Big tobacco companies contributed $67,000 to Utah office holders and their political action committees in 2009, as lawmakers wrangle over whether to nearly triple the state’s cigarette tax.
Many elected officials in Utah — including Gov. Gary Herbert and Senate President Michael Waddoups — refuse contributions from alcohol and tobacco companies.
But more than a third of legislators did receive money from Altria Client Services Inc. and Reynolds American Inc. Altria is the parent company of Phillip Morris, the maker of Marlboro and other brands and the nation’s largest cigarette maker. Reynolds American Inc. makes Camel cigarettes and other brands.
“Just personally, it concerns me that the money [legislators] receive came from the poison these folks sold and I wish they were a little more discrete about accepting it,” said Michael Siler, government relations director for the Utah chapter of the American Cancer Society Cancer Action Network.
Senate Majority Leader Sheldon Killpack, who received $1,500 last year from Altria, said he has no problem taking the money and disclosing it, but it doesn’t affect his votes.
“If you can’t look at somebody straight in the face and take their money and vote according to your conscience, you probably shouldn’t take the money,” Killpack said.
Waddoups said he no longer accepts contributions from tobacco companies, after constituents voiced objections. However, the Senate Leadership
Political Action Committee, which Waddoups and other members of Senate leadership lead, received a total of $14,000 from Altria and Reynolds.
Herbert received a $5,000 contribution from Altria last year. But a spokeswoman said the governor has a policy against taking money from alcohol and tobacco companies and the contribution was returned.
More than 80 percent of Utah lawmakers are members of The Church of Jesus Christ of Latter-day Saints, which eschews tobacco use. The state has the lowest rate of tobacco use in the country, with less than 10 percent of the population using cigarettes.
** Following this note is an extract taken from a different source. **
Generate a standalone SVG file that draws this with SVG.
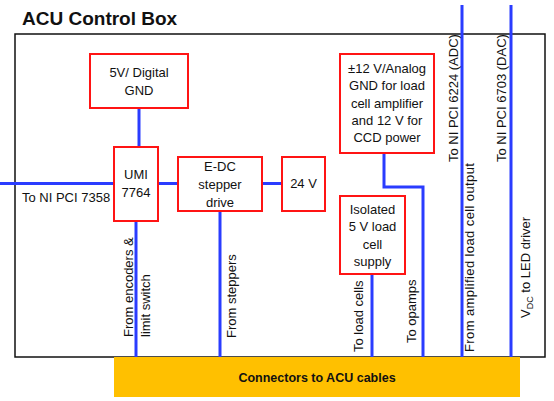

Rep. Craig Frank, R-Cedar Hills, who received $500 from Altria, said he can separate the contribution from the issues before legislators.
“They’re not buying my vote,” said Frank, who also co-chairs the House Conservative Caucus, which received $1,500 from Altria. “The money that’s given to legislators related to tobacco PACs and corporations is something that I think represents the people who work at the companies.”
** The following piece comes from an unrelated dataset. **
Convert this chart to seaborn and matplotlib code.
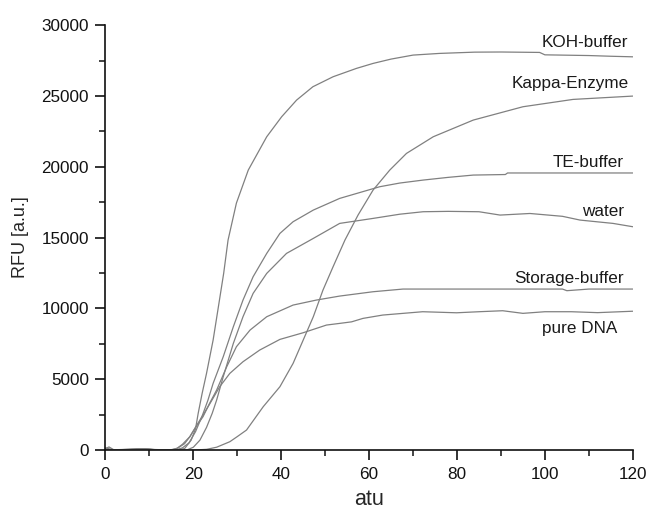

Bill Phelps, a spokesman for Altria, said political participation is “vital to our democracy.”
“We actively engage on public policy issues that affect our business and by engaging with everyone, from government officials to consumers, the company works to pursue a responsible approach to issues that affect our company,” Phelps said.
Siler said he believes the tobacco companies’ political contributions show that they’re worried about a tobacco tax increase passing this session.
Sen. Allen Christensen will once again sponsor legislation this year that would raise Utah’s cigarette tax to $2 per pack — a substantial increase from the 69.5 cents per pack tax now in place.
Christensen said there is overwhelming public support for the bill, but he knows the tobacco companies will come after the bill with lobbyists and campaign money.
“There are some lobbyists on this Hill who don’t believe in tobacco, but they’ve sold their soul for the dollars and they’ve talked themselves into believing it’s OK,” Christensen said. “If you have enough of them and they lobby long and hard enough and tell the same lie over and over, sooner or later some of [the legislators] start to believe it.”
But Killpack says it’s disingenuous for proponents of the tobacco tax hike to argue they are concerned about smokers’ health and costs related to their illness, and then use the money to alleviate state budget woes.
Christensen says he doesn’t care what is done with the money — his focus is on the nearly 12,000 people who, it is projected, would quit smoking and 2,400 lives that could be saved due to a tax hike.
Top Recipients of Tobacco Dollars:
» Senate Republican Campaign Committee: $14,000
» Utah House Republican Election Committee: $5,500
» Gov. Gary Herbert: $5,000*
» Utah State Democratic Party: $3,500
» Utah State Republican Party: $3,000
» Attorney General Mark Shurtleff: $3,000
» Sen. Stephen Urquhart: $2,000
» House Democratic Caucus: $2,000
» House Speaker David Clark: $1,500
» Senate Majority Leader Sheldon Killpack: $1,500
» House Conservative Caucus: $1,500
*Note: Herbert’s office said the contribution was accepted by mistake and has been returned.